• _Written instruction_:
Locate each line with the string "recreates" in the listing below and copy it.
+++ Records for the exercise +++
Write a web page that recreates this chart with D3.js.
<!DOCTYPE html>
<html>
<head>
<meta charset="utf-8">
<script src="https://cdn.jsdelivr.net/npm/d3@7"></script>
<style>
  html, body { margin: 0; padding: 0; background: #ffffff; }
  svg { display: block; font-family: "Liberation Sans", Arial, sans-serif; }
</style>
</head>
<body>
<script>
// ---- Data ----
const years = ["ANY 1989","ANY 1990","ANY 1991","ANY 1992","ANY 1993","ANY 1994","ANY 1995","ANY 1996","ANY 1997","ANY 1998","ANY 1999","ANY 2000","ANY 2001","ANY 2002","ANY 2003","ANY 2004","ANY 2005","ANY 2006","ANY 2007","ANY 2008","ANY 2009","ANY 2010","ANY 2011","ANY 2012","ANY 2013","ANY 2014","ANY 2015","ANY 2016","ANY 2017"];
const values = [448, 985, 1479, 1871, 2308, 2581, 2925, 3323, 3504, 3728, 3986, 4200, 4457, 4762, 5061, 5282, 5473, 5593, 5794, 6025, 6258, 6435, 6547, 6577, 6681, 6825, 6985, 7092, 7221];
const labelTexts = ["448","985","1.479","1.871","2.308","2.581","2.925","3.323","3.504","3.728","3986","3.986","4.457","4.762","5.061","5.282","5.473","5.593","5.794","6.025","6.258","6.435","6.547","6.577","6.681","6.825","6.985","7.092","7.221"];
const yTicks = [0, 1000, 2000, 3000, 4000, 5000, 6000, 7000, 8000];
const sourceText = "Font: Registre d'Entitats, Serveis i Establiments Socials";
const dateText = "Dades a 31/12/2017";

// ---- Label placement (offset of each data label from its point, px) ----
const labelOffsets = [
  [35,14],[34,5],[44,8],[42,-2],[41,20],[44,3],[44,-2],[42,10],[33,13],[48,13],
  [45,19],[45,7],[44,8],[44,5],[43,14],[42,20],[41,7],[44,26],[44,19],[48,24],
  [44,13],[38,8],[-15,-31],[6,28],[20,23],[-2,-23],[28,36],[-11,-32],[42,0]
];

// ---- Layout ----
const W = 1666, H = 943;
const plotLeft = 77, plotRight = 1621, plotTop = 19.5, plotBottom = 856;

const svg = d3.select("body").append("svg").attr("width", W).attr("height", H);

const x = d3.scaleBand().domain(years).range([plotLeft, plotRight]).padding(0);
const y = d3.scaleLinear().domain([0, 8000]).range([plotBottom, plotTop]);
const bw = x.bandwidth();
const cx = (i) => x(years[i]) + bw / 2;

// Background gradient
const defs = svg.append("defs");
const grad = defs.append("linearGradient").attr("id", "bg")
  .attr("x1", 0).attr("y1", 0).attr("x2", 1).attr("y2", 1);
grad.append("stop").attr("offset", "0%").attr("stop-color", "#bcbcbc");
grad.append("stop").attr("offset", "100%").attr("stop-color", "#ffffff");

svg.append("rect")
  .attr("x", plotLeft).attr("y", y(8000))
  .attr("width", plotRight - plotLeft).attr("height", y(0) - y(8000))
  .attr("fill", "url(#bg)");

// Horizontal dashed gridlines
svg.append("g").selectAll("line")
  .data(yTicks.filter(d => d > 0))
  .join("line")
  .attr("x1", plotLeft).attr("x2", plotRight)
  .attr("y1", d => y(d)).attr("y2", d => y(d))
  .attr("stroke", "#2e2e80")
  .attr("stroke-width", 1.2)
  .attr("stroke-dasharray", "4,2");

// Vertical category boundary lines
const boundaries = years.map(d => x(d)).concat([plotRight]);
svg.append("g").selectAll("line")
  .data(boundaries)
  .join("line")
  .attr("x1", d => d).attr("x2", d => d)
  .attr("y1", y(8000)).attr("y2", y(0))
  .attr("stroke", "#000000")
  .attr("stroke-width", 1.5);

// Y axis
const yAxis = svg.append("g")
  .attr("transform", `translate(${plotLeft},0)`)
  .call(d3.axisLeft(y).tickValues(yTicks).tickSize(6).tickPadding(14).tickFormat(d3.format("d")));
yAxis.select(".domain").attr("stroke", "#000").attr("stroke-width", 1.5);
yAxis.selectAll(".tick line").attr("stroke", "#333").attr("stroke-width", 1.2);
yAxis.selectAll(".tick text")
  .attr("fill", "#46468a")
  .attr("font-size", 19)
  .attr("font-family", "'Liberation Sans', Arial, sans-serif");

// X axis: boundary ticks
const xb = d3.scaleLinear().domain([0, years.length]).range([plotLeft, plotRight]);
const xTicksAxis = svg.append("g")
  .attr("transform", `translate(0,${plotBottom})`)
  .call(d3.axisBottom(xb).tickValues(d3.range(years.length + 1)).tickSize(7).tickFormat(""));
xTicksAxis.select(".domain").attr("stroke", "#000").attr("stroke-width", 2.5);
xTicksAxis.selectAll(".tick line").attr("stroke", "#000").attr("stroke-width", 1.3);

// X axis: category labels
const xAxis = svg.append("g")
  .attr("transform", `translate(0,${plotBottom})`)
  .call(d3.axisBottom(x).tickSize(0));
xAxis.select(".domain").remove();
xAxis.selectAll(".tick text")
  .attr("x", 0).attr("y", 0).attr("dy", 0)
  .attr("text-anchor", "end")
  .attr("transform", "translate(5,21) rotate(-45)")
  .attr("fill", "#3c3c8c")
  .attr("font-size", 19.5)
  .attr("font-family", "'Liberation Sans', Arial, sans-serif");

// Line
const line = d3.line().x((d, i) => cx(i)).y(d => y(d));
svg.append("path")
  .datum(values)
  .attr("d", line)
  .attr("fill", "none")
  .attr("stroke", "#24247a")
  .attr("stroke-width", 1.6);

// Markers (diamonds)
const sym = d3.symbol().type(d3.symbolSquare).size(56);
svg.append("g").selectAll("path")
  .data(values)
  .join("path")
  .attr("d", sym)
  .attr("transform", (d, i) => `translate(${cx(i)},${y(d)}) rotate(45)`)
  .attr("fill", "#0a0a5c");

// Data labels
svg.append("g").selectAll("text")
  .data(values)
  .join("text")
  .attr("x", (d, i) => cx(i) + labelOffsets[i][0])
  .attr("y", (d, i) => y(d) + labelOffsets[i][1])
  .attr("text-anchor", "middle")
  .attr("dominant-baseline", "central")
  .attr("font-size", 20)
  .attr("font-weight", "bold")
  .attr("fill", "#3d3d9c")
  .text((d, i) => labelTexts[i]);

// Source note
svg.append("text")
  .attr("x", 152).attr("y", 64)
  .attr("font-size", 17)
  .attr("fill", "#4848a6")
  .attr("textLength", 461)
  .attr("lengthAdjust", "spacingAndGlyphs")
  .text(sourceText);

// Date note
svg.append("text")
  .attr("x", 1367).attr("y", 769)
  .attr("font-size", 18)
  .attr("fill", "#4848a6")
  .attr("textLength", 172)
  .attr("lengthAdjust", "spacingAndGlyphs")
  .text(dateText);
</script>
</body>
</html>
+++
+++ Records for the exercise +++
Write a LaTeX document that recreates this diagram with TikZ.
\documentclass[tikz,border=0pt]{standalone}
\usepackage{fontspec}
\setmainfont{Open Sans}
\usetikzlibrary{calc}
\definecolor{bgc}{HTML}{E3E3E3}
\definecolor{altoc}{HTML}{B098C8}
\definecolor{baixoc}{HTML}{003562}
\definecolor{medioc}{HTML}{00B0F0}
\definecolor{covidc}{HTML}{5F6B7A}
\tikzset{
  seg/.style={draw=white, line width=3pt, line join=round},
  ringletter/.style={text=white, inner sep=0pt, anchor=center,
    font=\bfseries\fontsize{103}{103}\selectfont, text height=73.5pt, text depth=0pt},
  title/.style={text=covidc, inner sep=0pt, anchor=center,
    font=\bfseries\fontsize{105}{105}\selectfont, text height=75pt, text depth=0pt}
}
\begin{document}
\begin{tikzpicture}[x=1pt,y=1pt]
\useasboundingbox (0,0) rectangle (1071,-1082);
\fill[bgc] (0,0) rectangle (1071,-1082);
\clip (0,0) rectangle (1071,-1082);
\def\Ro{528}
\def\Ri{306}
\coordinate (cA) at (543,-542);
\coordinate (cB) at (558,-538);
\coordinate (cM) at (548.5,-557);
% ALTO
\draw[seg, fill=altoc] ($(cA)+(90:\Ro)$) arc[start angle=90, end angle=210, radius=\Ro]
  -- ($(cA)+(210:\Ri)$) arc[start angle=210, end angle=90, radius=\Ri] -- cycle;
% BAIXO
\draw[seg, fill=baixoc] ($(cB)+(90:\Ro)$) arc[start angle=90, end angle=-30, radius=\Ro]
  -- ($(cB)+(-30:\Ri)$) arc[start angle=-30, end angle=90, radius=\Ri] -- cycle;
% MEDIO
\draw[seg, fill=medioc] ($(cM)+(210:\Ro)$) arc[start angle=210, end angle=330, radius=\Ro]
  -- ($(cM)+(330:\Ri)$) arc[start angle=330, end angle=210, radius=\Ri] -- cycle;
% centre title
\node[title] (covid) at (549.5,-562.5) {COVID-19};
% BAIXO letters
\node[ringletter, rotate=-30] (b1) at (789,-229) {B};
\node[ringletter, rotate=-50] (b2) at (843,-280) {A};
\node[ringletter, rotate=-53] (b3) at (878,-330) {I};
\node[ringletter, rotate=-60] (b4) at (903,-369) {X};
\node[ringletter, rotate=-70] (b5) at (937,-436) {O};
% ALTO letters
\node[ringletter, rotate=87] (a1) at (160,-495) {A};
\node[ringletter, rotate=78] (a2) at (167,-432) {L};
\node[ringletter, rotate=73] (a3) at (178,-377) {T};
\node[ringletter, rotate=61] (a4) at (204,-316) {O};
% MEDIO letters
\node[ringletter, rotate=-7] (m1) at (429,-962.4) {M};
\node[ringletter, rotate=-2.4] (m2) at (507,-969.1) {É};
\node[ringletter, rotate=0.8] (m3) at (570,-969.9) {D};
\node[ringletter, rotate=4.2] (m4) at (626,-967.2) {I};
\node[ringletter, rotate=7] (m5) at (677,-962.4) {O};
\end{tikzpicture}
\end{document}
+++
+++ Records for the exercise +++
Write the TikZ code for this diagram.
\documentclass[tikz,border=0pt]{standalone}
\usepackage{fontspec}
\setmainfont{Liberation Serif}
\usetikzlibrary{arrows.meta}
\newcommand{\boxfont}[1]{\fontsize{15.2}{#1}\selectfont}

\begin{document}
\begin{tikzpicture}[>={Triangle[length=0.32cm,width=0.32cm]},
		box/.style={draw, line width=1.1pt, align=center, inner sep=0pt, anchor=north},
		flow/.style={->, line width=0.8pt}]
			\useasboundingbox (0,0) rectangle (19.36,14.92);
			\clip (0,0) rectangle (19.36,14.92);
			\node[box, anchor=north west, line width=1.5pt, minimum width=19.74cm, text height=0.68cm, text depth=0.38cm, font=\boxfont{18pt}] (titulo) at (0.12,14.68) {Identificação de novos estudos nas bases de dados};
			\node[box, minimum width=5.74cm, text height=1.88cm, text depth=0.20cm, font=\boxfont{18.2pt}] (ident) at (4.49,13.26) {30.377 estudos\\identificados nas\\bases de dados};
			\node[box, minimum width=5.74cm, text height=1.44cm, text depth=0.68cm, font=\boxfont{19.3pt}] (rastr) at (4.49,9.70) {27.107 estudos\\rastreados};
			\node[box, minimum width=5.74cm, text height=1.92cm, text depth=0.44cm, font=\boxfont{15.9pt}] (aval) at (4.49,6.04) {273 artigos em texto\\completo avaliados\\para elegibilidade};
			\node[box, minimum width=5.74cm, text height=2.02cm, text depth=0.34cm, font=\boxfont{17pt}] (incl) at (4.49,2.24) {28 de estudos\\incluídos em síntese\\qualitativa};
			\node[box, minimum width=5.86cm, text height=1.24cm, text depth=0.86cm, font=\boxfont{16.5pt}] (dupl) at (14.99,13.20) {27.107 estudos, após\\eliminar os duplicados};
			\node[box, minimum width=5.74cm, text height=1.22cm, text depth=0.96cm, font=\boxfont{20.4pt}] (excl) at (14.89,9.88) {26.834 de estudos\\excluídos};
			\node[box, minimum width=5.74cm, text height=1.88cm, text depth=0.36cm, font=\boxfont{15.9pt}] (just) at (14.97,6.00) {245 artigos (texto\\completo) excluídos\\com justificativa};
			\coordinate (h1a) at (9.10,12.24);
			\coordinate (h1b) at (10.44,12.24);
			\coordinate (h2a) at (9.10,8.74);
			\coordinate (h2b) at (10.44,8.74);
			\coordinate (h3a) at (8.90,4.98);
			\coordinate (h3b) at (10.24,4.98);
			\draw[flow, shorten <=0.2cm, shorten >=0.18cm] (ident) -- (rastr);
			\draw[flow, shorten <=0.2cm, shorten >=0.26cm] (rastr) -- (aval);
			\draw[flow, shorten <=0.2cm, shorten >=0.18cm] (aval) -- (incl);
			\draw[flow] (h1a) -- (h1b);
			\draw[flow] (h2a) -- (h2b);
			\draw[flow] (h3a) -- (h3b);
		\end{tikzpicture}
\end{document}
+++
• _Worked answer_:
Write a web page that recreates this chart with D3.js.
Write a LaTeX document that recreates this diagram with TikZ.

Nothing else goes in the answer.